I am not proud to admit that for a Christian, I was a pretty shriveled up and dried out one. I was being reminded how extremely vital it is that we remain connected to our spiritual fountainhead. It is so crucial to our walk that God will often allow adversities to enter our lives, with the sole intent of allowing them to drive us to our knees so that we can reconnect with Him. I am sure that He would prefer that we just came to Him on our own volition, but the reality is that most of us don’t honestly turn to God until we have exhausted all other avenues of aid.

My mother was a wonderful person, but she was extreme proud (picture an Italian, French-Algerian Jew raised as a Catholic). She was an amazing person who sacrificed her life for the benefit of her children, but oh was she stubborn. It was not until she lost her health due to Multiple Sclerosis that she truly took her faith seriously and not just culturally. I guess that God (and my mother, if you could ask her now) figured that a few years of suffering on earth, was but a blink of an eye in the span of eternity and a small price to pay for awakening her to her spiritual condition. It was difficult for us, as her children to understand it at the time, but the thought that our mother was in the presence of the Lord now and would experience an eternity of perfect health makes it easier to deal with.

I am learning that God desires a closer walk with us. He faithfully pursues us and will use whatever circumstance in our lives to woo us back to Him. We must want to come to him; He will never force us. It’s only then that we begin to experience His peace and we begin to remember His faithfulness time and time again, in our lives. The Bible calls us leaky vessels. That’s a kind way of saying that we forget things. When we reconnect with God in meaningful ways, our lives, the world around us, is all put into proper perspective. Only then can we experience His peace and His joy even in the midst of the storms of life.

I guess you might say that I have some control issues to work through. This experience and those which confronted me in Africa seemed specifically targeted at restructuring to a healthy place, my need to be in control and my re-learning how to trust and to follow without having to call all the shots. That’s the challenge for anyone who has served in leadership for any length of time. Can we be re-taught to find satisfaction and fulfillment in just following; in being willing to become the servant and not having to be the leader or be up front? It seems contradictory to life as we know it, but Jesus’ defining glory, the pinnacle of His greatness was revealed in his willingness to take on the nature of a man, so that he might become the servant to all.

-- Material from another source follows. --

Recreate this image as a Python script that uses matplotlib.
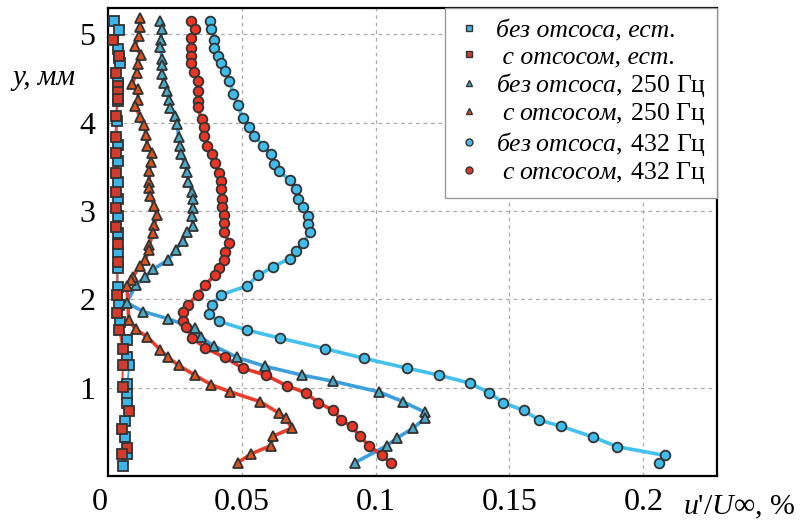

“Have this attitude in yourselves which was also in Christ Jesus, who, although He existed in the form of God, did not regard equality with God a thing to be grasped, but emptied Himself, taking the form of a bond-servant, and being made in the likeness of men. Being found in appearance as a man, He humbled Himself by becoming obedient to the point of death, even death on a cross. For this reason also, God highly exalted Him, and bestowed on Him the name which is above every name, so that at the name of Jesus EVERY KNEE WILL BOW, of those who are in heaven and on earth and under the earth, and that every tongue will confess that Jesus Christ is Lord, to the glory of God the Father.”

Our glory is found down that same road, though it is a fraught with peril and a dangerous path to take. It offers nothing but the promise of continued cuts, scrapes and bruising to our ego, our pride and our selfishness. As such it is no wonder that there are so few who seek to follow that road to its end; choosing to find greatness in laying down our life, our rights and embracing the role of a servant. “He that hath ears to hear, let him hear.”